Various characters misinterpret the prince as a democrat and even a feminist, due to his sympathy for the novel’s “fallen woman.” As his climactic speech at the Epanchins’ society evening reveals, he is no such thing: he is rather what the mature Dostoevsky was, a fierce partisan of the Orthodox Church and the Russian empire.
For Myshkin, nihilism and socialism and democracy (and, by implication, feminism as it is a development of these) are Catholic-inspired holdovers of Roman statism, forcing brute and schematic ideologies on living populations. (This is a ravingly anti-Catholic novel, rather like Brontë’s Villette, with which I suspect it has a number of other affinities. One of the novel’s most appealing characters ends up as a Catholic convert; we are supposed to take this as a bitter and painful irony.) Dostoevsky’s purpose in foregrounding “the woman question” is to suggest that its only answer is Myshkin’s absolute and Christ-like pity for the “fallen” Nastasya Filoppovna.

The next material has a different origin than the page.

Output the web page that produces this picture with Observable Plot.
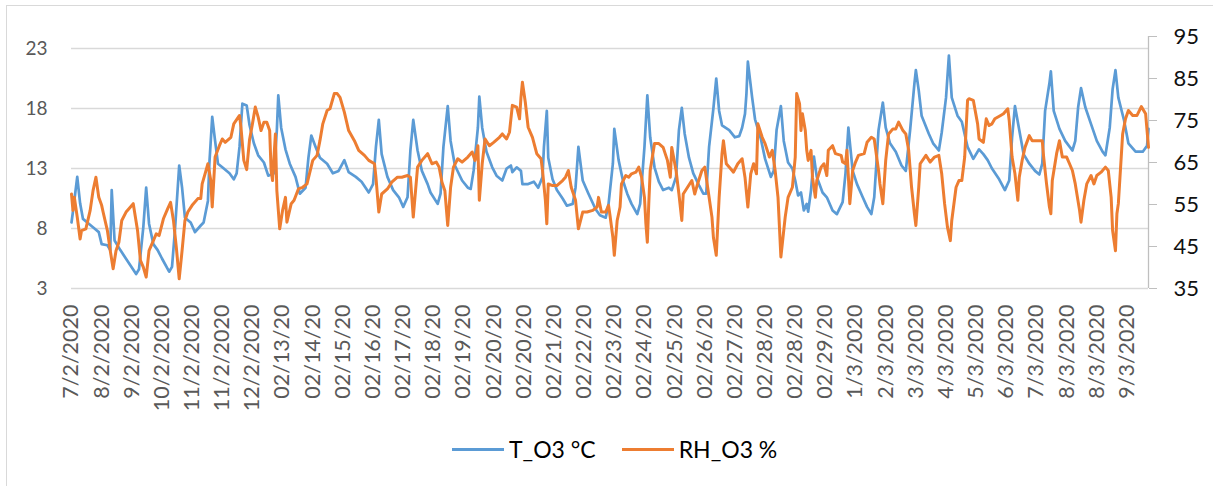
<!DOCTYPE html>
<html><head><meta charset="utf-8">
<script src="https://cdn.jsdelivr.net/npm/d3@7"></script>
<script src="https://cdn.jsdelivr.net/npm/@observablehq/plot@0.6"></script>
<style>
html,body{margin:0;padding:0;background:#fff;}
#wrap{position:relative;width:1213px;height:486px;overflow:hidden;font-family:Lato,sans-serif;}
#border{position:absolute;left:6px;top:5px;width:1300px;height:600px;border-left:1.5px solid #d9d9d9;border-top:1.5px solid #d9d9d9;}
#chart{position:absolute;left:0;top:0;}
#legend{position:absolute;left:452px;top:435px;height:28px;display:flex;align-items:center;font-size:23px;color:#000;white-space:nowrap;}
.sw{width:52px;height:3px;margin-right:5px;}
.item{display:flex;align-items:center;margin-right:26px;}
</style></head>
<body><div id="wrap"><div id="border"></div><div id="chart"></div><div id="legend"></div></div>
<script>
// Category labels (one every 21 readings)
const xLabels = ["7/2/2020","8/2/2020","9/2/2020","10/2/2020","11/2/2020","11/2/2020","12/2/2020","02/13/20","02/14/20","02/15/20","02/16/20","02/17/20","02/18/20","02/19/20","02/20/20","02/20/20","02/21/20","02/22/20","02/23/20","02/24/20","02/25/20","02/26/20","02/27/20","02/28/20","02/28/20","02/29/20","1/3/2020","2/3/2020","3/3/2020","4/3/2020","5/3/2020","6/3/2020","7/3/2020","8/3/2020","8/3/2020","9/3/2020"];
const labelStep = 21;
const tTicks = [3, 8, 13, 18, 23];
const rhTicks = [35, 45, 55, 65, 75, 85, 95];
const seriesNames = ["T_O3 °C", "RH_O3 %"];

// [reading index, value]
const tempSeries = [[0,8.5],[1,9.4],[4,12.3],[6,10.1],[8,8.8],[11,8.5],[16,8.0],[19,7.7],[21,6.7],[25,6.6],[27,6.2],[28,11.2],[30,7.0],[34,6.2],[39,5.3],[45,4.2],[47,4.6],[50,8.1],[52,11.4],[54,8.4],[57,6.7],[60,6.2],[63,5.5],[68,4.4],[70,4.8],[72,7.8],[75,13.25],[77,11.4],[79,8.9],[83,8.5],[86,7.7],[90,8.25],[92,8.5],[95,10.3],[96,13.4],[98,17.3],[100,15.3],[102,13.4],[105,13.1],[110,12.6],[113,12.1],[115,12.6],[117,14.8],[119,18.4],[122,18.25],[124,16.6],[127,15.1],[130,14.1],[134,13.5],[137,12.4],[141,12.6],[143,16.2],[144,19.1],[146,16.4],[149,14.6],[152,13.4],[156,12.3],[159,10.9],[163,11.4],[165,13.9],[167,15.75],[170,14.8],[173,13.9],[178,13.4],[182,12.6],[186,12.8],[190,13.7],[193,12.7],[198,12.3],[202,11.9],[207,11.0],[210,11.7],[212,14.8],[214,17.05],[216,14.2],[220,12.3],[224,11.2],[228,10.6],[231,9.8],[234,10.6],[236,14.5],[238,17.05],[241,14.5],[244,12.8],[248,11.7],[250,11.0],[255,10.05],[257,10.9],[259,14.8],[262,18.2],[264,15.3],[267,13.25],[272,12.0],[276,11.4],[278,11.3],[280,12.8],[283,16.4],[284,19.0],[286,16.4],[289,14.4],[293,13.1],[296,12.4],[300,12.0],[303,13.0],[306,13.25],[307,12.7],[310,13.1],[313,12.8],[314,11.7],[318,11.7],[322,11.9],[325,11.4],[328,12.3],[329,14.8],[331,17.8],[332,13.9],[335,12.1],[338,11.2],[342,10.5],[345,9.9],[349,10.05],[351,11.4],[353,14.8],[356,12.0],[360,10.9],[365,9.6],[368,9.1],[372,8.9],[374,10.05],[377,13.4],[378,16.3],[381,13.7],[384,12.0],[387,10.9],[390,10.05],[394,9.2],[396,10.05],[399,14.8],[401,19.1],[403,15.6],[406,13.1],[409,11.9],[412,11.2],[416,11.4],[418,11.2],[421,12.3],[423,16.2],[425,18.05],[427,15.9],[430,13.9],[433,12.6],[437,11.6],[440,10.9],[442,10.9],[444,14.8],[447,18.0],[449,20.5],[451,17.8],[453,16.6],[458,16.2],[462,15.6],[465,15.7],[467,16.4],[469,17.55],[470,19.2],[471,21.9],[474,18.9],[476,17.1],[480,15.5],[483,13.8],[487,12.3],[489,12.8],[491,16.2],[494,18.2],[496,15.3],[499,13.5],[502,13.0],[504,12.0],[506,10.75],[508,11.0],[510,9.5],[512,10.05],[513,9.4],[515,11.2],[517,14.0],[519,12.3],[523,11.0],[526,10.6],[530,9.5],[533,9.2],[537,10.2],[539,12.6],[541,16.4],[544,12.8],[547,11.7],[551,10.6],[554,9.8],[557,9.2],[559,10.6],[562,16.2],[565,18.5],[567,16.4],[570,15.1],[574,14.4],[578,13.25],[581,12.8],[584,16.2],[587,20.1],[588,21.2],[590,19.5],[592,17.4],[597,15.9],[600,15.1],[604,14.5],[606,16.0],[609,18.9],[611,22.4],[613,18.9],[617,17.4],[620,16.9],[624,14.8],[628,13.8],[632,14.6],[635,14.2],[638,13.7],[641,13.0],[646,12.1],[650,11.2],[653,12.0],[655,15.6],[657,18.2],[660,16.2],[663,14.2],[667,13.4],[671,12.8],[674,12.5],[676,13.4],[678,17.8],[681,20.1],[682,21.1],[684,17.8],[688,16.3],[692,15.3],[697,14.5],[699,15.3],[701,18.1],[703,19.7],[706,18.1],[710,16.7],[714,15.3],[718,14.4],[720,14.1],[723,16.4],[725,19.6],[727,21.2],[729,18.9],[733,17.0],[736,15.1],[741,14.4],[746,14.4],[749,14.9],[750,16.3]];

const rhSeries = [[0,57.5],[1,53.6],[2,56.7],[4,52],[6,46.8],[7,48.8],[10,49.2],[13,53.6],[15,58.3],[17,61.5],[19,56.7],[21,54.8],[22,53.2],[25,48.8],[27,44],[29,39.7],[31,44],[33,46],[35,51.2],[38,53.2],[40,54],[43,55.2],[46,48.8],[48,41.7],[50,40.1],[52,37.7],[54,44],[57,46.4],[59,48],[61,47.6],[64,51.6],[67,54],[69,55.5],[71,51.2],[73,44.8],[75,37.3],[77,44],[79,51.2],[81,53.2],[84,54.8],[88,56.4],[90,56.4],[91,59.9],[93,62.3],[95,64.7],[97,60.7],[98,54.4],[100,66.3],[103,69],[105,70.6],[107,69.8],[111,71],[113,74.2],[117,76.2],[118,73.4],[120,65.5],[122,63.3],[124,70.5],[126,74.2],[128,78.2],[130,75.8],[132,72.6],[134,74.6],[136,74.6],[138,72.6],[139,63.1],[140,60.7],[142,71.8],[143,58.3],[145,49.2],[147,53.6],[149,56.7],[150,50.8],[153,55.2],[155,56],[158,58.7],[161,59.1],[164,59.9],[168,65.5],[171,66.7],[173,70.2],[175,74.2],[178,77.4],[180,77.8],[183,81.4],[185,81.4],[187,80.5],[190,77],[193,72.6],[197,70.2],[200,67.9],[204,66.7],[207,65.5],[211,64.7],[212,61.5],[214,53.2],[216,57.5],[220,58.7],[223,60.3],[227,61.5],[230,61.5],[234,61.9],[236,61.5],[238,52],[241,63.9],[244,65.5],[248,67.1],[251,64.7],[254,65.1],[256,63.9],[258,60.3],[260,58.3],[262,50],[264,59.1],[266,63.9],[269,65.9],[272,65.1],[276,66.3],[279,67.5],[281,65.5],[283,69],[284,56],[286,64.7],[288,70.6],[291,69],[294,69.8],[298,71],[300,71.8],[303,70.6],[305,72.2],[307,78.6],[310,78.2],[312,75.4],[313,80.5],[314,84.1],[316,79.4],[318,73.4],[321,71],[324,67.1],[327,65.9],[328,63.1],[330,56],[331,50.4],[332,59.9],[335,59.5],[338,59.5],[342,60.7],[344,61.5],[346,63.1],[348,59.1],[351,56],[353,49.2],[356,53.2],[359,53.2],[363,53.6],[366,54.4],[367,56.7],[369,53.2],[372,53.2],[374,54.8],[375,52.4],[377,47.2],[378,42.9],[380,51.2],[382,54.4],[383,59.9],[386,61.9],[388,61.5],[390,62.3],[393,62.7],[395,63.9],[397,61.5],[399,56.7],[400,50.4],[401,46],[402,55.2],[403,63.1],[406,69.5],[409,69.5],[412,68.6],[415,65.5],[417,61.5],[418,68.6],[421,63.1],[423,57.5],[425,51.2],[426,57.5],[429,59.1],[432,60.7],[434,57.5],[436,59.9],[439,63.1],[441,63.9],[443,59.1],[446,52],[447,47.2],[449,42.9],[451,56.7],[453,67.1],[454,70.2],[456,64.7],[459,63.5],[461,62.7],[464,64.7],[467,65.9],[469,61.5],[471,54.4],[473,62.3],[475,64.7],[477,62.3],[478,74.2],[481,71],[483,69.5],[486,66.3],[488,67.9],[490,63.1],[492,56.7],[494,42.5],[497,52],[499,56.7],[502,59.1],[504,66.3],[505,81.4],[507,79],[508,72.6],[509,76.6],[511,72.6],[512,67.9],[513,65.5],[515,67.9],[516,61.5],[518,56.7],[519,60.7],[522,63.9],[524,64.7],[526,61.9],[527,67.9],[530,69],[532,67.1],[536,66.7],[537,65.1],[539,64.7],[540,67.9],[542,55.2],[544,63.1],[546,65.1],[548,66.7],[552,67.1],[554,69.8],[557,71],[559,70.6],[562,63.1],[563,59.9],[565,55.2],[567,65.5],[569,71.8],[572,73],[574,73],[576,74.6],[579,72.6],[581,71.8],[583,67.9],[585,59.1],[587,52.8],[588,50],[590,59.1],[591,64.7],[595,66.7],[598,65.1],[601,66.3],[604,66.7],[606,62.3],[608,55.2],[610,49.6],[612,46.4],[613,51.2],[616,59.1],[618,60.7],[620,60.7],[622,66.3],[624,79.8],[625,80.2],[628,79.8],[631,74.2],[632,70.6],[635,69.8],[637,75.4],[639,73.8],[641,74.2],[643,75.4],[647,76.2],[649,76.6],[652,77.8],[653,75],[655,66.3],[657,62.3],[659,56],[660,61.5],[662,65.5],[664,68.6],[667,71.4],[669,70.2],[673,70.2],[676,70.2],[677,66.3],[679,59.9],[681,54.4],[682,52.8],[683,60.7],[686,67.1],[688,70.2],[690,66.3],[693,66.3],[695,64.7],[697,63.1],[699,59.9],[702,53.6],[703,50.8],[705,56],[707,59.9],[710,61.9],[712,59.9],[714,61.9],[717,62.7],[720,63.9],[722,63.1],[724,56.7],[725,48.8],[727,44],[728,52.8],[729,55.2],[731,66.3],[732,71.8],[734,75.4],[736,77.4],[739,76.2],[742,76.2],[745,78.3],[748,76.6],[750,68.6]];

const colors = ["#5b9bd5", "#ed7d31"];

// secondary axis mapping: RH 35..95 onto T 3..24
const toT = rh => 3 + (rh - 35) * 21 / 60;
const fromT = t => Math.round(35 + (t - 3) * 60 / 21);

const tData = tempSeries.map(([h, v]) => ({h, v}));
const rhData = rhSeries.map(([h, v]) => ({h, v: toT(v)}));
const xTicks = xLabels.map((_, i) => i * labelStep);
const xMax = 750;

const chart = Plot.plot({
  width: 1213, height: 486,
  marginLeft: 71, marginRight: 65, marginTop: 36, marginBottom: 198,
  style: {fontFamily: "Lato, sans-serif", background: "transparent", overflow: "visible"},
  x: {domain: [0, xMax]},
  y: {domain: [3, 24]},
  marks: [
    Plot.gridY(tTicks, {stroke: "#d9d9d9", strokeOpacity: 1, strokeWidth: 1.3}),
    Plot.axisY(tTicks, {anchor: "left", tickSize: 0, tickPadding: 24, fontSize: 19, color: "#595959", label: null}),
    Plot.axisY(rhTicks.map(toT), {anchor: "right", tickSize: 8, tickPadding: 17, fontSize: 22, color: "#111", stroke: "#bfbfbf", tickFormat: d => String(fromT(d)), label: null}),
    Plot.ruleX([xMax], {y1: 3, y2: 24, stroke: "#bfbfbf", strokeWidth: 1.3}),
    Plot.axisX(xTicks, {anchor: "bottom", tickSize: 0, tickPadding: 16, tickRotate: -90, fontSize: 21.5, color: "#595959", tickFormat: d => xLabels[Math.round(d / labelStep)], label: null}),
    Plot.line(tData, {x: "h", y: "v", stroke: colors[0], strokeWidth: 2.7}),
    Plot.line(rhData, {x: "h", y: "v", stroke: colors[1], strokeWidth: 3})
  ]
});
document.getElementById("chart").appendChild(chart);

const legend = document.getElementById("legend");
seriesNames.forEach((name, i) => {
  const item = document.createElement("div");
  item.className = "item";
  const sw = document.createElement("div");
  sw.className = "sw";
  sw.style.background = colors[i];
  const tx = document.createElement("span");
  tx.textContent = name;
  item.appendChild(sw); item.appendChild(tx);
  legend.appendChild(item);
});
</script></body></html>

Dostoevsky has no regard or respect for the society that violated and rejected Nastasya Filippovna and little but contempt for the world of money that is replacing the old aristocracy and its minimal sense of decency. This novel is under no illusions about what people—what women—are subjected to in the world. But in seeing past society to the spider or saint creeping behind the furniture, the novel has no choice but to reject any merely political or social solution. Politics and society are the problem; within their domain, the holy will be crushed like an insect in a dog’s mouth, and the corpse of Christ will hang in the merchant-murderer’s dank house.
Looked at this way, The Idiot could not be anything other than disorganized and disagreeably heterogenous. It is an attempt to put into form an encounter between the mundane and the absolute that the novel as a literary genre had not yet described, though the allusions to Cervantes and Flaubert suggest important precursors.
The young Lukács, before converting to Marxism and its imaginary and authoritarian solutions, asserted that Dostoevsky did not write novels—that his books are the epics of a new world that has not yet come into being. This is too narrow a conception of the novel, perhaps, but we can say that in the flaws and fissures of The Idiot, we perceive the pressure of our total confusion in a world “abandoned by God.” And we can admire Dostoevsky’s attempt, however unsatisfying, to find a form adequate to that confusion.